Reaping the Rewards from Obesity
There are some days it feels like we are tinkering around the edges of a world that has gone mad. Today, as I read the headline ‘Rich prize awaits winner of race to treat obesity’ was one of those days. The article reports on the likelihood that three new anti-obesity drugs could win approval in the US this year and if approved by the Food and Drug Administration will gain access to the biggest medicines market in the world.
While I understand the need to deal with a worldwide pandemic that causes heart disease, diabetes and cancer and is predicted to cost £6.3 billion to the health service in England alone by 2015, the fact that food companies are making millions selling the products that in part are a cause of the problem and now drug companies are going to reap the benefit by trying to solve the problem, just seems absurd.
I was interested therefore to hear the views of one of the panellists on the nutrition and development webcast from the Nestle CSV Forum that my colleagues were involved in last week.

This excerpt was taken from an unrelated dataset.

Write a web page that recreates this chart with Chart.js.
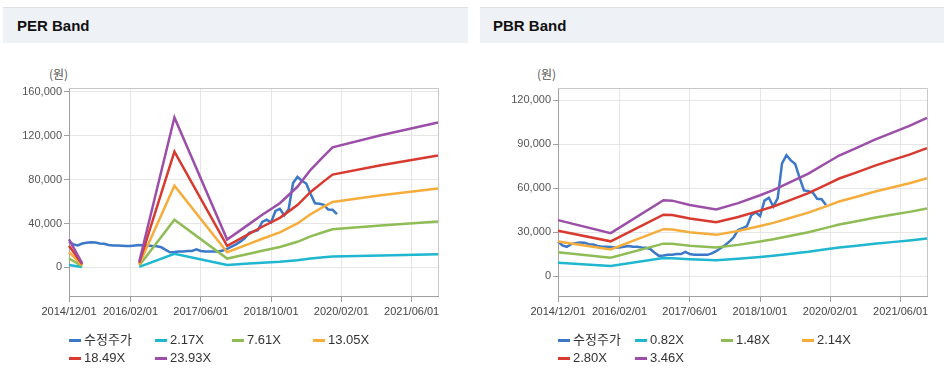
<!DOCTYPE html>
<html><head><meta charset="utf-8">
<script src="https://cdn.jsdelivr.net/npm/chart.js@4/dist/chart.umd.min.js"></script>
<style>
html,body{margin:0;padding:0;background:#fff;}
body{width:944px;height:380px;position:relative;overflow:hidden;font-family:"Liberation Sans",Arial,"Noto Sans CJK KR",sans-serif;}
.hdr{position:absolute;top:7px;height:36px;background:#eef1f6;border-top:1px solid #dde0e5;box-sizing:border-box;z-index:2;}
.hdr span{position:absolute;top:0;line-height:35px;font-weight:bold;font-size:15px;color:#111;font-family:"Liberation Sans","Noto Sans CJK KR",sans-serif;}
.unit{position:absolute;top:66px;font-size:12px;color:#555;font-family:"Noto Sans CJK KR",sans-serif;line-height:16px;}
canvas{position:absolute;top:0;}
.leg{position:absolute;font-size:13px;color:#333;white-space:nowrap;line-height:16px;font-family:"Liberation Sans","Noto Sans CJK KR",sans-serif;}
.leg i{position:absolute;left:0;top:7px;width:12px;height:3px;}
.leg b{font-weight:normal;position:absolute;left:15px;top:0;}
</style></head>
<body>
<div class="hdr" style="left:3px;width:465px;"><span style="left:14px;">PER Band</span></div>
<div class="hdr" style="left:480px;width:464px;"><span style="left:13px;">PBR Band</span></div>
<div class="unit" style="left:49px;">(원)</div>
<div class="unit" style="left:537px;">(원)</div>
<canvas id="per" width="470" height="336" style="left:0;width:470px;height:336px;"></canvas>
<canvas id="pbr" width="464" height="336" style="left:480px;width:464px;height:336px;"></canvas>
<div id="legPer"></div>
<div id="legPbr"></div>
<script>
const months = [
'2014/12/01',
'2015/01/01','2015/02/01','2015/03/01','2015/04/01','2015/05/01','2015/06/01','2015/07/01','2015/08/01','2015/09/01','2015/10/01','2015/11/01','2015/12/01',
'2016/01/01','2016/02/01','2016/03/01','2016/04/01','2016/05/01','2016/06/01','2016/07/01','2016/08/01','2016/09/01','2016/10/01','2016/11/01','2016/12/01',
'2017/01/01','2017/02/01','2017/03/01','2017/04/01','2017/05/01','2017/06/01','2017/07/01','2017/08/01','2017/09/01','2017/10/01','2017/11/01','2017/12/01',
'2018/01/01','2018/02/01','2018/03/01','2018/04/01','2018/05/01','2018/06/01','2018/07/01','2018/08/01','2018/09/01','2018/10/01','2018/11/01','2018/12/01',
'2019/01/01','2019/02/01','2019/03/01','2019/04/01','2019/05/01','2019/06/01','2019/07/01','2019/08/01','2019/09/01','2019/10/01','2019/11/01','2019/12/01',
'2020/01/01','2020/02/01','2020/03/01','2020/04/01','2020/05/01','2020/06/01','2020/07/01','2020/08/01','2020/09/01','2020/10/01','2020/11/01','2020/12/01',
'2021/01/01','2021/02/01','2021/03/01','2021/04/01','2021/05/01','2021/06/01','2021/07/01','2021/08/01','2021/09/01','2021/10/01','2021/11/01','2021/12/01'
];
const xTickLabels = ['2014/12/01','2016/02/01','2017/06/01','2018/10/01','2020/02/01','2021/06/01'];
const perYTicks = [0,40000,80000,120000,160000];
const pbrYTicks = [0,30000,60000,90000,120000];

const priceName = '수정주가';
const price = [23500,21000,20000,21800,22500,23000,22800,21800,21500,20500,
20000,20000,19800,19500,19500,20000,20500,20000,20000,19500,
19300,18500,16000,13800,14000,14500,14500,15000,15000,16500,
15000,14500,14500,14500,14500,15500,17000,19000,21000,23500,
26500,31500,32800,34000,41500,43500,41000,51500,53500,47500,
53000,77000,82500,79000,76500,67000,58500,58000,57000,52800,
52500,48500];

const perNames = ['2.17X','7.61X','13.05X','18.49X','23.93X'];
const perDates = ['2014/12/01','2015/03/01','2015/09/01','2016/04/01','2016/12/01','2017/12/01','2018/05/01','2018/08/01','2018/12/01','2019/04/01','2019/07/01','2019/10/01','2019/12/01','2020/11/01','2021/12/01'];
const per217 = [2320,340,null,500,12400,2310,3580,4350,5310,6670,8070,9210,9930,10930,11970];
const per761 = [8140,1210,null,1750,43470,8110,12560,15260,18600,23370,28300,32280,34820,38320,41980];
const per1305 = [13960,2070,null,3000,74540,13910,21540,26170,31900,40080,48530,55350,59710,65710,71980];
const per1849 = [19780,2940,null,4250,105630,19700,30520,37090,45200,56790,68770,78430,84610,93110,102000];
const per2393 = [25600,3800,null,5500,136700,25500,39500,48000,58500,73500,89000,101500,109500,120500,132000];

const pbrNames = ['0.82X','1.48X','2.14X','2.80X','3.46X'];
const pbrDates = ['2014/12/01','2015/12/01','2016/12/01','2017/02/01','2017/06/01','2017/12/01','2018/05/01','2018/10/01','2019/01/01','2019/05/01','2019/09/01','2020/01/01','2020/04/01','2020/08/01','2020/12/01','2021/04/01','2021/08/01','2021/12/01'];
const pbr082 = [9050,6940,12280,12210,11490,10780,11800,13080,13910,15240,16590,18250,19510,20740,22040,23180,24290,25600];
const pbr148 = [16340,12530,22150,22030,20740,19460,21300,23610,25110,27500,29940,32930,35200,37420,39780,41830,43840,46190];
const pbr214 = [23630,18120,32040,31850,30000,28140,30800,34140,36310,39770,43300,47620,50900,54120,57520,60490,63400,66800];
const pbr280 = [30910,23710,41920,41670,39250,36820,40300,44670,47500,52030,56640,62310,66600,70810,75260,79140,82940,87390];
const pbr346 = [38200,29300,51800,51500,48500,45500,49800,55200,58700,64300,70000,77000,82300,87500,93000,97800,102500,108000];

const colors = ['#3b78c8','#1fb6cf','#8fbc55','#f6ad3c','#d83a30','#9c4fa8'];

Chart.defaults.font.family = '"Liberation Sans", Arial, sans-serif';

function buildDatasets(names, dates, series) {
  const ds = [{label: priceName, data: price, borderColor: colors[0], order: 6}];
  series.forEach((vals, k) => {
    ds.push({label: names[k], data: dates.map((d, i) => ({x: d, y: vals[i]})), borderColor: colors[k + 1], order: 5 - k});
  });
  return ds;
}

const framePlugin = {
  id: 'frame',
  beforeDatasetsDraw(chart) {
    const {ctx, chartArea: a} = chart;
    ctx.save();
    ctx.strokeStyle = '#c8c8c8';
    ctx.lineWidth = 1;
    ctx.beginPath();
    ctx.moveTo(Math.round(a.left), Math.round(a.top) + 0.5);
    ctx.lineTo(Math.round(a.right) + 0.5, Math.round(a.top) + 0.5);
    ctx.lineTo(Math.round(a.right) + 0.5, Math.round(a.bottom));
    ctx.stroke();
    ctx.restore();
  }
};

function makeChart(id, datasets, yMin, yMax, yTicks, yWidth, padRight) {
  return new Chart(document.getElementById(id), {
    type: 'line',
    data: {labels: months, datasets: datasets},
    options: {
      responsive: false, animation: false, devicePixelRatio: 1,
      layout: {padding: {left: 0, right: padRight, top: 88, bottom: 0}},
      elements: {line: {borderWidth: 2.5, tension: 0, fill: false}, point: {radius: 0, hoverRadius: 0}},
      spanGaps: false,
      plugins: {legend: {display: false}, tooltip: {enabled: false}},
      scales: {
        x: {
          type: 'category', offset: false,
          afterBuildTicks: s => { s.ticks = xTickLabels.map(l => ({value: months.indexOf(l)})); },
          afterFit: s => { s.height = 40; },
          ticks: {autoSkip: false, maxRotation: 0, minRotation: 0, padding: 3, color: '#444', font: {size: 11}},
          grid: {color: '#e6e6e6', tickColor: '#a0a0a0', tickLength: 6, drawTicks: true},
          border: {color: '#a0a0a0'}
        },
        y: {
          min: yMin, max: yMax,
          afterBuildTicks: s => { s.ticks = yTicks.map(v => ({value: v})); },
          afterFit: s => { s.width = yWidth; },
          ticks: {padding: 2, color: '#555', font: {size: 11}, callback: v => v.toLocaleString('en-US')},
          grid: {color: '#e6e6e6', tickColor: '#a0a0a0', tickLength: 5, drawTicks: true},
          border: {color: '#a0a0a0'}
        }
      }
    },
    plugins: [framePlugin]
  });
}

makeChart('per', buildDatasets(perNames, perDates, [per217, per761, per1305, per1849, per2393]), -26000, 163500, perYTicks, 69, 32);
makeChart('pbr', buildDatasets(pbrNames, pbrDates, [pbr082, pbr148, pbr214, pbr280, pbr346]), -13600, 128400, pbrYTicks, 78, 17);

function buildLegend(id, names, left, cols) {
  const el = document.getElementById(id);
  const all = [priceName].concat(names);
  const rows = [332, 350];
  all.forEach((n, i) => {
    const d = document.createElement('div');
    d.className = 'leg';
    d.style.left = (left + cols[i % 4]) + 'px';
    d.style.top = rows[Math.floor(i / 4)] + 'px';
    d.innerHTML = '<i style="background:' + colors[i] + '"></i><b>' + n + '</b>';
    el.appendChild(d);
  });
}
buildLegend('legPer', perNames, 69, [0, 86, 163, 244]);
buildLegend('legPbr', pbrNames, 558, [0, 77, 163, 244]);
</script>
</body></html>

Professor Eileen Kennedy – Dean and Professor of Nutrition, Friedman School of Nutrition Science and Policy, Tufts University – articulated well my immediate response to the headline that “prevention is so much more cost-effective than therapeutics or a cure”. This was reiterated by Michael Pollan who was speaking at the RSA this week who neatly put it that it is “More economical and beautiful to focus on changing the diet” than medicalise the problems that the food system has created.
I know that obesity is as much to do with individual behaviour and increasingly sedentary lifestyles as it is to do with over-consumption, especially of the wrong types of processed food, but is this really the way that we want to deal with it?